If you get as far south as Te Anau, it’d be rude not to keep going, don’t you reckon, and have a look at the deep south.
Beyond Te Anau, you can either take a detour off State Highway 94 to visit Manapōuri (and Doubtful Sound beyond). And from there you can follow the web of secondary roads into the wilds of Southland to Tuatapere and the little fishing town of Riverton.
Or you can stick with State Highway 94, south to Winton and the southernmost city in the world, Invercargill. Either way, you’ll want to press on through Invercargill to Bluff, climb the hill and contemplate the Southern Ocean from the New Zealand mainland’s most southerly point.
From there, head out around the Catlin coast – ‘the Catlins’, as it’s known in this part of the world, where they pronounce ‘fur seal’ as though there are four Rs in ‘fur’. For fur seals, there assuredly are, along with Hooker’s sea lions, yellow-eyed penguins and Hector’s dolphins, along with immaculate white-sand beaches (many receiving New Zealand’s biggest surfable waves on their day), tracts of native bush, rivers, lakes and waterfalls.

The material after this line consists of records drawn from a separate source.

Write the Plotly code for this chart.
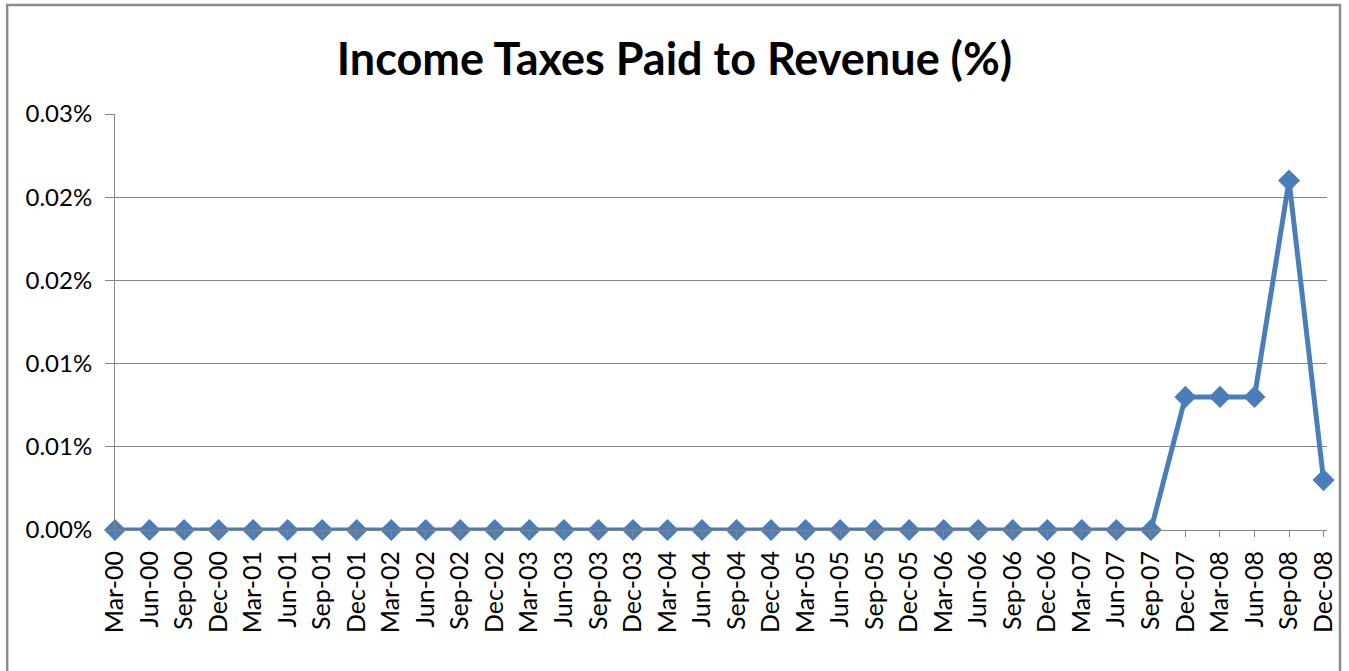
import plotly.graph_objects as go

quarters = []
for yr in range(0, 9):
    for m in ["Mar", "Jun", "Sep", "Dec"]:
        quarters.append(f"{m}-{yr:02d}")

values = [0.0] * 31 + [0.00008, 0.00008, 0.00008, 0.00021, 0.00003]

tick_vals = [0, 0.00005, 0.0001, 0.00015, 0.0002, 0.00025]
tick_text = ["0.00%", "0.01%", "0.01%", "0.02%", "0.02%", "0.03%"]

FONT = "Lato"
fig = go.Figure()
fig.add_trace(go.Scatter(
    x=quarters, y=values, mode="lines+markers",
    line=dict(color="#4A7EBB", width=5),
    marker=dict(symbol="diamond", size=17, color="#4A7EBB"),
    cliponaxis=False,
))

fig.update_layout(
    width=1349, height=671,
    margin=dict(l=115, r=20, t=114, b=141),
    paper_bgcolor="white", plot_bgcolor="white",
    showlegend=False,
    title=dict(text="<b>Income Taxes Paid to Revenue (%)</b>", x=0.5, xanchor="center",
               y=1 - 59 / 671, yanchor="middle",
               font=dict(family=FONT, size=45, color="black")),
    xaxis=dict(type="category", range=[0, len(quarters) - 1 + 0.1],
               tickangle=-90, tickfont=dict(family=FONT, size=25, color="black"),
               showgrid=False, showline=True, linecolor="#868686", linewidth=1,
               ticks="outside", ticklen=6, tickcolor="#868686", zeroline=False,
               ticklabelstandoff=4),
    yaxis=dict(range=[0, 0.00025], tickvals=tick_vals, ticktext=tick_text,
               tickfont=dict(family=FONT, size=24, color="black"),
               showgrid=True, gridcolor="#868686", gridwidth=1,
               showline=True, linecolor="#868686", linewidth=1,
               ticks="outside", ticklen=9, tickcolor="#868686", zeroline=False,
               ticklabelstandoff=8),
    shapes=[dict(type="rect", xref="paper", yref="paper",
                 x0=-0.089, x1=1.0107, y0=-0.4, y1=1.262,
                 line=dict(color="#8C8C8C", width=2.5), layer="below")],
)

fig.write_html("out.html")
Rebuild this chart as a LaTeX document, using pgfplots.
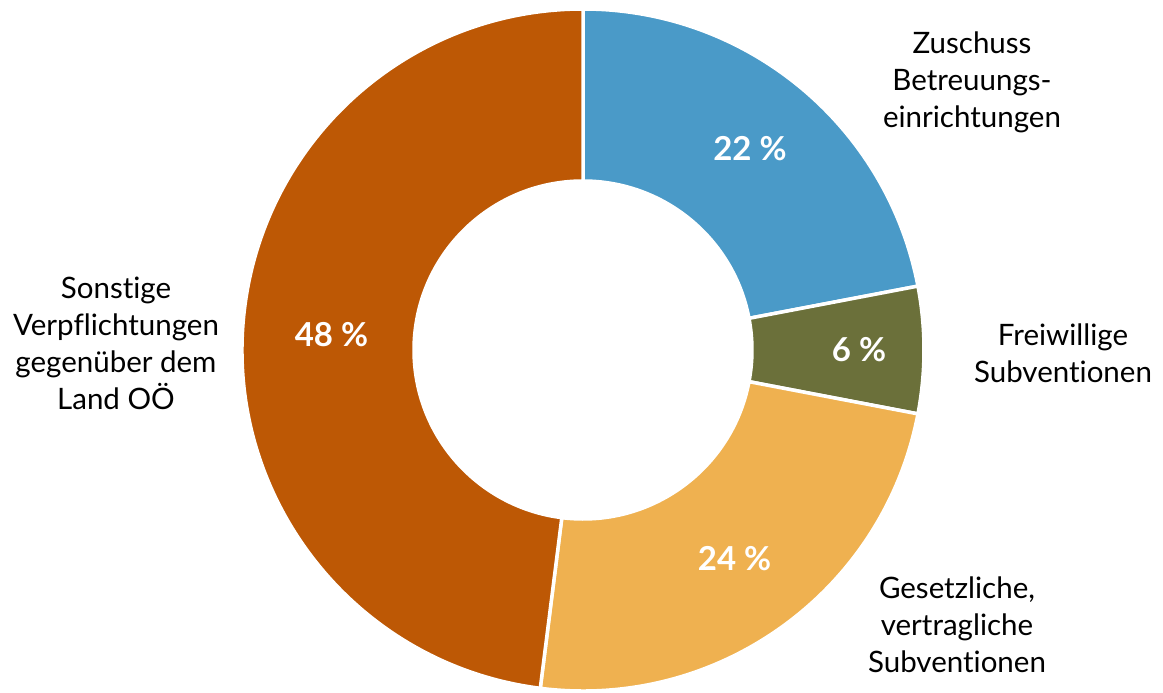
\documentclass[border=0pt]{standalone}
\usepackage{fontspec}
\setmainfont{Lato}[Ligatures=NoCommon]
\usepackage{pgfplots}
\pgfplotsset{compat=1.18}
\usepackage{pgfplotstable}

\definecolor{cBlue}{HTML}{4A9AC8}
\definecolor{cOlive}{HTML}{6B703A}
\definecolor{cYellow}{HTML}{EFB150}
\definecolor{cBrown}{HTML}{BD5805}

% share in percent, slice colour, radius of the percent label (px)
\pgfplotstableread{
share col rlab
22 cBlue 262
6 cOlive 276
24 cYellow 258
48 cBrown 252
}\slices

\newcommand\labfont{\fontsize{29.5}{37}\selectfont}
\newcommand\pctfont{\fontsize{33}{36}\selectfont\bfseries}

\begin{document}
\begin{tikzpicture}
\begin{axis}[
  x=1pt, y=1pt, scale only axis, hide axis,
  xmin=0, xmax=1163, ymin=0, ymax=693,
  clip=true,
]
\path (axis cs:0,0) rectangle (axis cs:1163,693);
\def\cx{583}\def\cy{343}\def\Ro{341}\def\Ri{169}
\gdef\cum{0}
\pgfplotsinvokeforeach{0,...,3}{
  \pgfplotstablegetelem{#1}{share}\of\slices \let\sh\pgfplotsretval
  \pgfplotstablegetelem{#1}{col}\of\slices \let\co\pgfplotsretval
  \pgfplotstablegetelem{#1}{rlab}\of\slices \let\rl\pgfplotsretval
  \pgfmathsetmacro\angA{90-3.6*\cum}
  \pgfmathsetmacro\angB{90-3.6*(\cum+\sh)}
  \pgfmathsetmacro\angM{(\angA+\angB)/2}
  \pgfmathsetmacro\xo{\cx+\Ro*cos(\angA)}
  \pgfmathsetmacro\yo{\cy+\Ro*sin(\angA)}
  \pgfmathsetmacro\xi{\cx+\Ri*cos(\angB)}
  \pgfmathsetmacro\yi{\cy+\Ri*sin(\angB)}
  \pgfmathsetmacro\xl{\cx+\rl*cos(\angM)}
  \pgfmathsetmacro\yl{\cy+\rl*sin(\angM)}
  \edef\doslice{%
    \noexpand\filldraw[fill=\co, draw=white, line width=3.5pt]
      (axis cs:\xo,\yo) arc[start angle=\angA, end angle=\angB, radius=\Ro pt]
      -- (axis cs:\xi,\yi) arc[start angle=\angB, end angle=\angA, radius=\Ri pt]
      -- cycle;
    \noexpand\node[text=white, font=\noexpand\pctfont] at (axis cs:\xl,\yl)
      {\sh\noexpand\ \noexpand\%};
  }\doslice
  \pgfmathsetmacro\newcum{\cum+\sh}
  \xdef\cum{\newcum}
}

\node[align=center, font=\labfont] at (axis cs:972,611)
  {Zuschuss\\Betreuungs-\\einrichtungen};
\node[align=center, font=\labfont] at (axis cs:1063,340)
  {Freiwillige\\Subventionen};
\node[align=center, font=\labfont] at (axis cs:957,68)
  {Gesetzliche,\\vertragliche\\Subventionen};
\node[align=center, font=\labfont] at (axis cs:116,350)
  {Sonstige\\Verpflichtungen\\gegenüber dem\\Land OÖ};
\end{axis}
\end{tikzpicture}
\end{document}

A popular tourist destination is Curio Bay, where you can walk among the visible remnants of a 180 million-year-old petrified forest. At dusk here, the yellow-eyed penguins haul out and spend the night among the boulders at the head of the beach.
Curio Bay is on the western headland of Porpoise Bay, where pods of little Hector’s dolphins frequently swim within spitting distance of shore. (Not that they spit, of course, and nor should you). Seals and the endangered Hooker’s sea lion lumber up the beaches of this entire coastline, too, to bask in the southern sunshine.
Further round, you can make a short detour out to Nugget Point, where there’s a lighthouse perched on a headland above a set of small, weather-beaten islets. The views from here are well worth a look, southwest along the south coast, northeast across Molyneux Bay towards the Otago Peninsula in the misty distance. There’s a gannet colony here, and besides the usual sea lions and seals, you may spot the odd sea elephant, too.
All the way around the Catlins road, there are side trips of scenic and historical significance. Just north of Papatowai, you can visit Purakaunui Falls, one of the most photographed cataracts in New Zealand.
From Kākā Point, where the density of cribs increases, you’re out of the remote southern leg of the circuit and on the road to Dunedin. As you roll in from the main road south, they’ll note the mud on your car and nod at you, as at another soul who’s in the know.